Rick Santorum’s recent victories in Colorado, Minnesota and Missouri in the Republican presidential primaries have demonstrated that there are many GOP activists who are unwilling to do the bidding of the party establishment and get behind Mitt Romney.
Nevada was the first state in which he polled more than 50 per cent of the votes (50.1 per cent to be exact) in a single primary and, before Florida, he had received little over 30 per cent of the total popular vote. In Minnesota and Missouri he failed to win a single county and in Colorado he received 34.9 per cent of the vote to Santorum’s 40.3 per cent.
Throughout the campaign many activists have made their position clear: they would prefer a cultural warrior like Gingrich, a pious bible basher like Santorum, a candidate who believes the US should abandon taxation and foreign policy like Ron Paul, a fatuous Fox News populist like Michelle Bachmann, or someone who believes that overseeing the country with the largest GDP in the world is just like running a pizza franchise, like Herman Cain.
The poverty of the Republican candidates for 2012 has been matched by the low voter turnouts that reflect the disappointment felt by many activists that they don’t have a candidate who represents them. This is not uncommon in democracies. Many countries in the western world suffer voter apathy. For many people, even those engaged with current events, politics is rarely something about which they feel positive emotions. We vote in elections because we feel that we should. More often, we vote for candidates simply because they’re not the others – a University of Michigan study last year suggested that anger was the prime motivator for active voters.
A large percentage of people are not habitual or periodic participants in democracy: a report in 2010 revealed that 56 per cent of young people were not even registered to vote. The number of people voting in general elections in most modern democracies – 65 per cent voted in the 2010 general election in the UK – suggests that there is widespread dissatisfaction with the candidates: a malaise has spread among the electorate who believe, to use the line from the seventies, that whoever you vote for the government always wins.
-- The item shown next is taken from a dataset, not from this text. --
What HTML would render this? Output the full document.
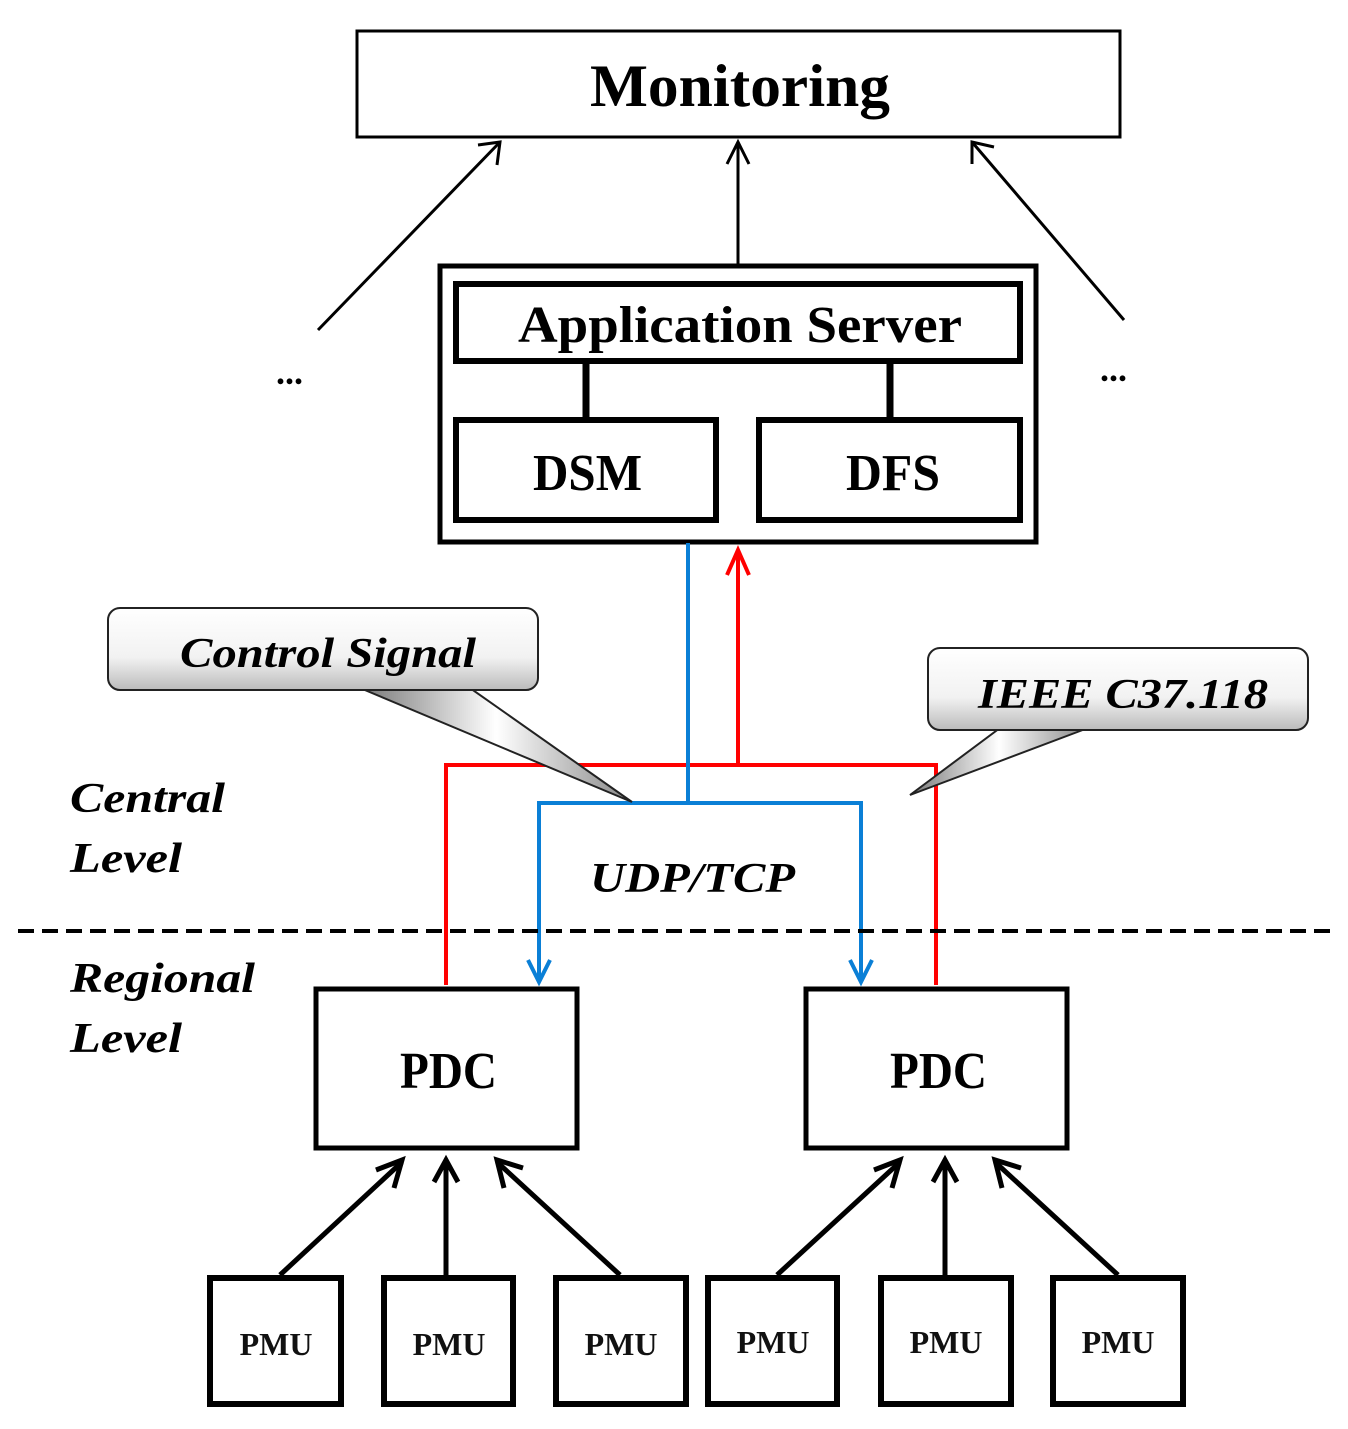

In the UK, the Labour party has a similar problem to the Republicans: there are few mainstream Labour voters who really believe that Ed Miliband is likely to lead the party to a sweeping populist victory at the next election. At very best, it’s hoped that the Conservatives will be so unpopular that Labour might be able to sneak a small majority. Miliband won the leadership election largely on the basis that he wasn’t his brother, who was seen by rank-and-file members as too Blairite, too middle of the road, and not representative of the vision shared by Labour activists. In this case, the rank-and-file got what it wanted, and it looks like it got the wrong guy: according to the most recent YouGov poll, Miliband is significantly less popular than Neil Kinnock was as this stage of being opposition leader.
The number of people who get to vote in party leadership elections or nominate Presidential candidates is very small because the number of political activists is relatively small. In the final round of voting in 2009 Miliband won the leadership with 175,519 votes to his brother’s 147,220 votes. However, he won only one of the three major voting blocks, meaning that he was the first Labour leader since the electoral college system was implemented in 1980, to be elected without the approval of the majority of Labour members.
By allowing candidates to be chosen by those who feel most passionately about a political movement, parties don’t always end up with the best candidates. What they get is the candidate who appeals to those who are most ardent and purist in their feelings about the movement – a tyranny of the minority. This flies against a lot of what we have learned from the development of networks in the past twenty years – while technological innovation is focused on the crowd, the social and sharing, political decision-making is still the province of the self-selecting few. The system works in favour of the parochial and the insular, which, of course, doesn’t play to the electorate, who exist outside the party bubble.
Candidates who energize the base of the party sometimes manage to reach into the mainstream – for instance, Margaret Thatcher in 1979 and Barack Obama in 2008. But these examples are the exceptions rather than the rule. Finding the candidate who can play well both to the minority (those who have a stake in the ideology of the party), and the majority (many of whom have fluctuating political allegiances) is an imprecise art.
Ironically, Obama would likely prefer to face one of the other candidates that so enamour the Republican base – the prospect of President Santorum would motivate the Democratic base and terrify all but evangelical Christians. In all likelihood, however, he’ll face Romney, the GOP candidate with the most realistic chance of beating the incumbent – whether the grassroots Republicans want him or not.